Ambientata nel 1960, in maniera quasi profetica, ci descrive l’Italia del boom economico così incredibilmente vicina a quella del “nuovo miracolo italiano”.

Gino Cervi, nei panni dell’Aretusi, ci regala un’interpretazione indimenticabile. Premio Miglior Opera Prima alla Mostra del Cinema di Venezia.

“La ‘parte’ degli angeli” di Ken Loach

(UK/Francia/Belgio/Italia, 2012)

Ogni volta che vedo un film di Ken Loach non posso fare a meno di pensare alle opere immortali di Pier Paolo Pasolini e Fabrizio De André dedicate agli ultimi della società.

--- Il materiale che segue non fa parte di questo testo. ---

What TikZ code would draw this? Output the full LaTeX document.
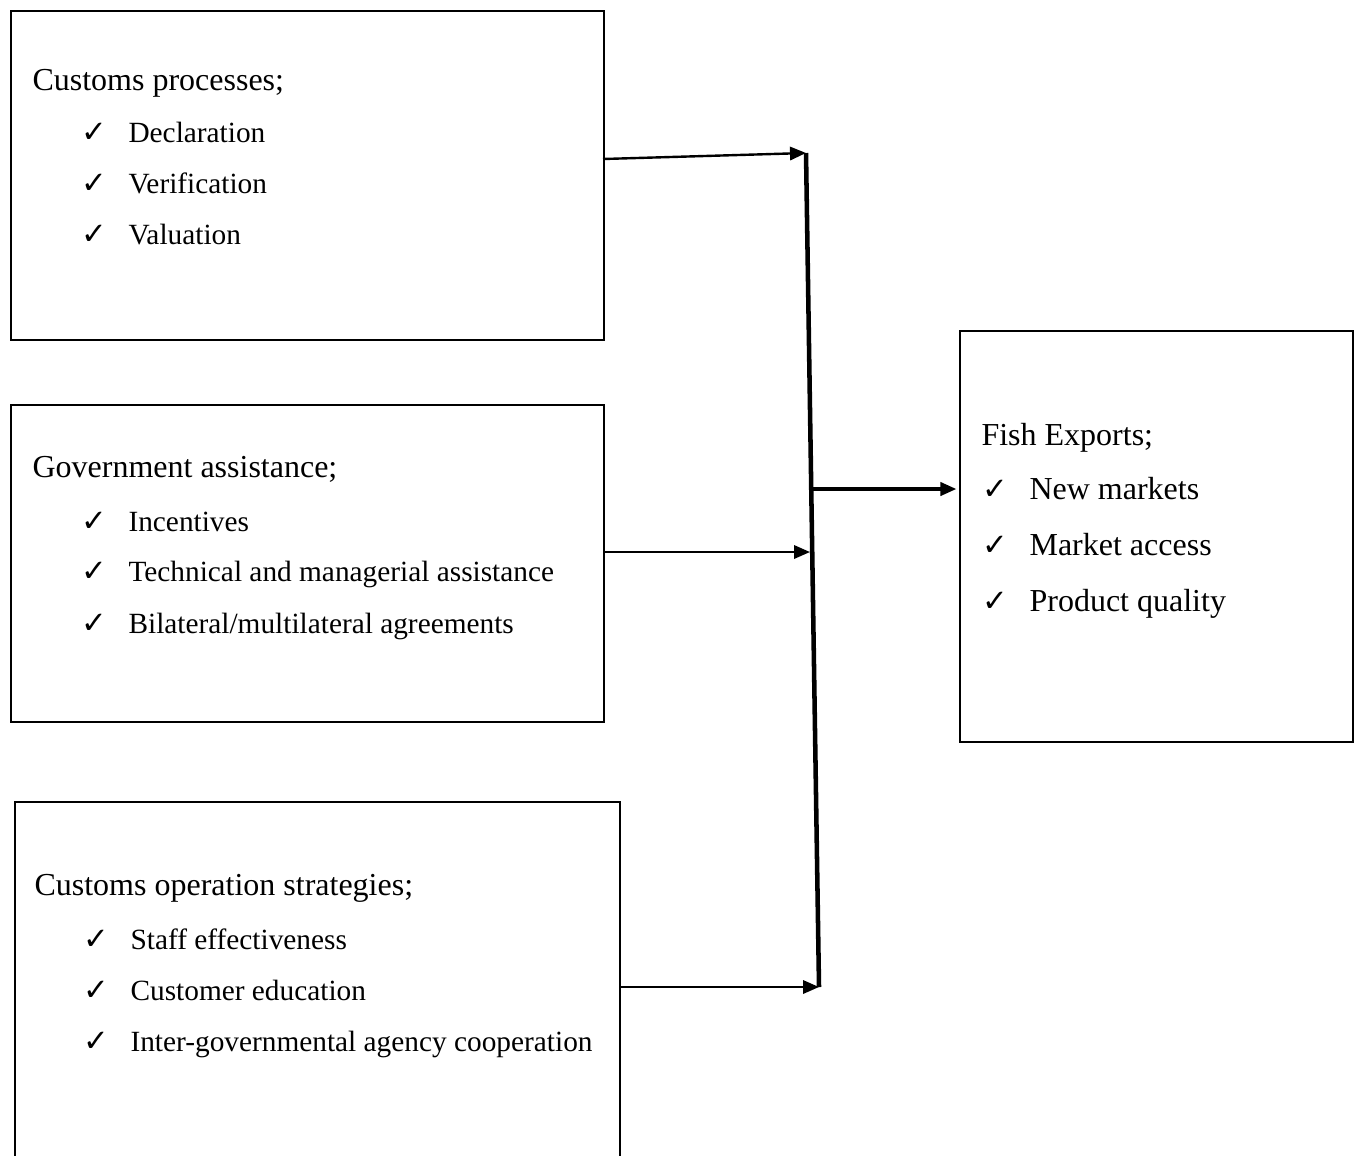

Questo commovente film, ambientato nella fredda Glasgow, ci racconta la storia di Robbie (un bravissimo Paul Brannigan), figlio irrequieto della periferia che, ancora giovanissimo, ha già fatto la sua esperienza di carcere per avere massacrato di botte – sotto l’effetto della cocaina – un coetaneo per futili motivi.

Il suo destino sembra segnato dall’ambiente senza speranza in cui vive ma Leonie, la sua compagna, sta per partorire e Robbie cerca in ogni maniera di cambiare vita.

A dargli un’ultima possibilità sarà – involontariamente – l’assistente sociale Harry che lo sorveglia durante i suoi lavori socialmente utili, avvicinandolo casualmente al mondo degli estimatori dei whisky pregiati…

Una bellissima commedia della speranza nella grande tradizione del Free Cinema inglese di cui Loach è ancora e sempre il più grande e rappresentativo autore. Ogni opera del regista inglese è una grande ode civile.

E pensare che anche noi una volta facevamo film così …sob!